On Mon, Oct 19, 2015 at 02:34:47PM +1100, Sam Bobroff wrote:
> Hi everyone,
> 
> It's currently possible to configure QEMU and KVM such that (on a Power 7 or 8
> host) users are unable to create as many VCPUs as they might reasonably 
> expect.
> I'll outline one fairly straight forward solution (below) and I would welcome
> feedback: Does this seem a reasonable approach? Are there alternatives?
> 
> The issue:
> 
> The behaviour is caused by three things:
> * QEMU limits the total number (count) of VCPUs based on the machine type 
> (hard
>   coded to 256 for pseries).
>       * See hw/ppc/spapr.c spapr_machine_class_init()
> * KVM limits the highest VCPU ID to CONFIG_NR_CPUS (2048 for
>   pseries_defconfig).
>       * See arch/powerpc/configs/pseries_defconfig
>       * and arch/powerpc/include/asm/kvm_host.h
> * If the host SMT mode is higher than the guest SMT mode when creating VCPUs,
>   QEMU must "pad out" the VCPU IDs to align the VCPUs with physical cores (KVM
>   doesn't know which SMT mode the guest wants).
>       * See target-ppc/translate_init.c ppc_cpu_realizefn().
> 
> In the most pathological case the guest is SMT 1 (smp_threads = 1) and the 
> host
> SMT 8 (max_smt = 8), which causes the VCPU IDs to be spaced 8 apart (e.g. 0, 
> 8,
> 24, ...).
> 
> This doesn't produce any strange behaviour with default limits, but consider
> the case where CONFIG_NR_CPUs is set to 1024 (with the same SMT modes as
> above): as the 128th VCPU is created, it's VCPU ID will be 128 * 8 = 1024,
> which will be rejected by KVM. This could be surprising because only 128 VCPUs
> can be created when max_cpus = 256 and CONFIG_NR_CPUS = 1024.
> 
> Proposal:
> 
> One solution is to provide a way for QEMU to inform KVM of the guest's SMT
> mode. This would allow KVM to place the VCPUs correctly within physical cores
> without any VCPU ID padding.

I think that's a good idea.  In fact it's what we should have done in
the first place.  Controlling the guest SMT mode implicitly with the
vcpu IDs was a case of too-clever-by-half on my part.

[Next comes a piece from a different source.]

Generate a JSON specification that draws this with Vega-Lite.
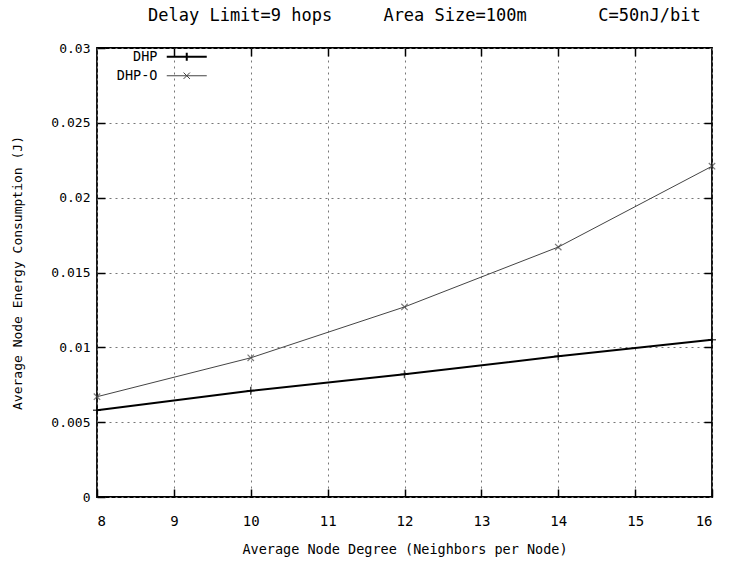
{
  "$schema": "https://vega.github.io/schema/vega-lite/v6.json",
  "width": 615,
  "height": 449,
  "autosize": {"type": "none"},
  "padding": {"left": 97, "top": 48, "right": 38, "bottom": 68},
  "background": "white",
  "config": {
    "font": "DejaVu Sans Mono",
    "view": {"stroke": "black", "strokeWidth": 1.8}
  },
  "title": {
    "text": "Delay Limit=9 hops\u00a0\u00a0\u00a0\u00a0\u00a0Area Size=100m\u00a0\u00a0\u00a0\u00a0\u00a0\u00a0\u00a0C=50nJ/bit",
    "anchor": "start",
    "frame": "group",
    "dx": 51,
    "offset": 17,
    "fontSize": 17,
    "fontWeight": "normal",
    "color": "black",
    "font": "DejaVu Sans Mono"
  },
  "data": {
    "values": [
      {"degree": 8, "energy": 0.0058, "series": "DHP"},
      {"degree": 10, "energy": 0.0071, "series": "DHP"},
      {"degree": 12, "energy": 0.0082, "series": "DHP"},
      {"degree": 14, "energy": 0.0094, "series": "DHP"},
      {"degree": 16, "energy": 0.0105, "series": "DHP"},
      {"degree": 8, "energy": 0.0067, "series": "DHP-O"},
      {"degree": 10, "energy": 0.0093, "series": "DHP-O"},
      {"degree": 12, "energy": 0.0127, "series": "DHP-O"},
      {"degree": 14, "energy": 0.0167, "series": "DHP-O"},
      {"degree": 16, "energy": 0.0221, "series": "DHP-O"}
    ]
  },
  "resolve": {
    "axis": {"x": "independent", "y": "independent"},
    "scale": {"x": "independent", "y": "independent"}
  },
  "layer": [
    {
      "mark": {"type": "line"},
      "encoding": {
        "x": {
          "field": "degree", "type": "quantitative",
          "scale": {"domain": [8, 16], "nice": false, "zero": false},
          "axis": {
            "title": "Average Node Degree (Neighbors per Node)",
            "values": [8, 9, 10, 11, 12, 13, 14, 15, 16],
            "format": "d",
            "domain": false,
            "grid": true, "gridColor": "#777", "gridDash": [2, 4], "gridWidth": 1,
            "ticks": true, "tickSize": -8, "tickColor": "black", "tickWidth": 1.5,
            "labelPadding": 25, "labelFontSize": 14, "labelColor": "black", "labelFont": "DejaVu Sans Mono",
            "titleFontSize": 13.5, "titleFontWeight": "normal", "titleColor": "black", "titleFont": "DejaVu Sans Mono", "titlePadding": 14
          }
        },
        "y": {
          "field": "energy", "type": "quantitative",
          "scale": {"domain": [0, 0.03], "nice": false},
          "axis": {
            "title": "Average Node Energy Consumption (J)",
            "values": [0, 0.005, 0.01, 0.015, 0.02, 0.025, 0.03],
            "format": "~g",
            "domain": false,
            "grid": true, "gridColor": "#777", "gridDash": [2, 4], "gridWidth": 1,
            "ticks": true, "tickSize": -8, "tickColor": "black", "tickWidth": 1.5,
            "labelPadding": 15, "labelFontSize": 13, "labelColor": "black", "labelFont": "DejaVu Sans Mono",
            "titleFontSize": 13, "titleFontWeight": "normal", "titleColor": "black", "titleFont": "DejaVu Sans Mono", "titlePadding": 26
          }
        },
        "color": {
          "field": "series", "type": "nominal",
          "scale": {"domain": ["DHP", "DHP-O"], "range": ["#000000", "#444444"]},
          "legend": {
            "title": null,
            "orient": "none",
            "legendX": 83,
            "legendY": 2,
            "padding": 0,
            "symbolSize": 64,
            "symbolType": "stroke",
            "labelAlign": "right",
            "labelOffset": -36,
            "labelFontSize": 13.5,
            "labelColor": "black",
            "labelFont": "DejaVu Sans Mono",
            "rowPadding": 3,
            "encoding": {
              "symbols": {
                "shape": {
                  "condition": {"test": "datum.value === 'DHP'", "value": "M-5,0L5,0M0,-1L0,1"},
                  "value": "M-5,0L5,0M-0.8,-0.8L0.8,0.8M-0.8,0.8L0.8,-0.8"
                },
                "strokeWidth": {
                  "condition": {"test": "datum.value === 'DHP'", "value": 2},
                  "value": 1
                },
                "fill": {"value": "transparent"},
                "size": {"value": 64}
              }
            }
          }
        },
        "strokeWidth": {
          "field": "series", "type": "nominal",
          "scale": {"domain": ["DHP", "DHP-O"], "range": [2, 1]},
          "legend": null
        }
      }
    },
    {
      "transform": [{"filter": "datum.series === 'DHP'"}],
      "mark": {"type": "point", "filled": false, "size": 64, "strokeWidth": 1.5, "color": "#000000", "shape": "M-1,0L1,0M0,-1L0,1"},
      "encoding": {
        "x": {"field": "degree", "type": "quantitative", "scale": {"domain": [8, 16], "nice": false, "zero": false}, "axis": null},
        "y": {"field": "energy", "type": "quantitative", "scale": {"domain": [0, 0.03], "nice": false}, "axis": null}
      }
    },
    {
      "transform": [{"filter": "datum.series === 'DHP-O'"}],
      "mark": {"type": "point", "filled": false, "size": 64, "strokeWidth": 1.2, "color": "#444444", "shape": "M-0.8,-0.8L0.8,0.8M-0.8,0.8L0.8,-0.8"},
      "encoding": {
        "x": {"field": "degree", "type": "quantitative", "scale": {"domain": [8, 16], "nice": false, "zero": false}, "axis": null},
        "y": {"field": "energy", "type": "quantitative", "scale": {"domain": [0, 0.03], "nice": false}, "axis": null}
      }
    },
    {
      "mark": {"type": "point", "opacity": 0},
      "encoding": {
        "x": {
          "field": "degree", "type": "quantitative",
          "scale": {"domain": [8, 16], "nice": false, "zero": false},
          "axis": {"orient": "top", "title": null, "labels": false, "domain": false, "grid": false, "ticks": true, "values": [9, 10, 11, 12, 13, 14, 15], "tickSize": -8, "tickColor": "black", "tickWidth": 1.5}
        },
        "y": {
          "field": "energy", "type": "quantitative",
          "scale": {"domain": [0, 0.03], "nice": false},
          "axis": {"orient": "right", "title": null, "labels": false, "domain": false, "grid": false, "ticks": true, "values": [0.005, 0.01, 0.015, 0.02, 0.025], "tickSize": -8, "tickColor": "black", "tickWidth": 1.5}
        }
      }
    }
  ]
}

> And one way to do that would be for KVM to allow QEMU to set the (currently
> read-only) KVM_CAP_PPC_SMT capability to the required guest SMT mode.

Sounds ok.

> The simplest implementation would seem to be to add a new version of the
> pseries machine and have it require that the kernel support setting
> KVM_CAP_PPC_SMT, but would this be a reasonable restriction?

It's.. not great.

> Should we add a
> property (where?) to allow the new machine version to run without the new
> kernel feature? Could that property default to "on" or "on if supported by the
> kernel" without it becoming too complicated or causing trouble during
> migration?

So, migration is the issue, yes.

But.. I thought we already disconnected the KVM vcpu IDs from the qemu
internal cpu IDs, which is what we need for migration.  If that's so
(check, please), then it should be sufficient to make sure that the
KVM vcpu ID is included in the migration stream - it might be already.

-- 
David Gibson                    | I'll have my music baroque, and my code
david AT gibson.dropbear.id.au  | minimalist, thank you.  NOT _the_ _other_
                                | _way_ _around_!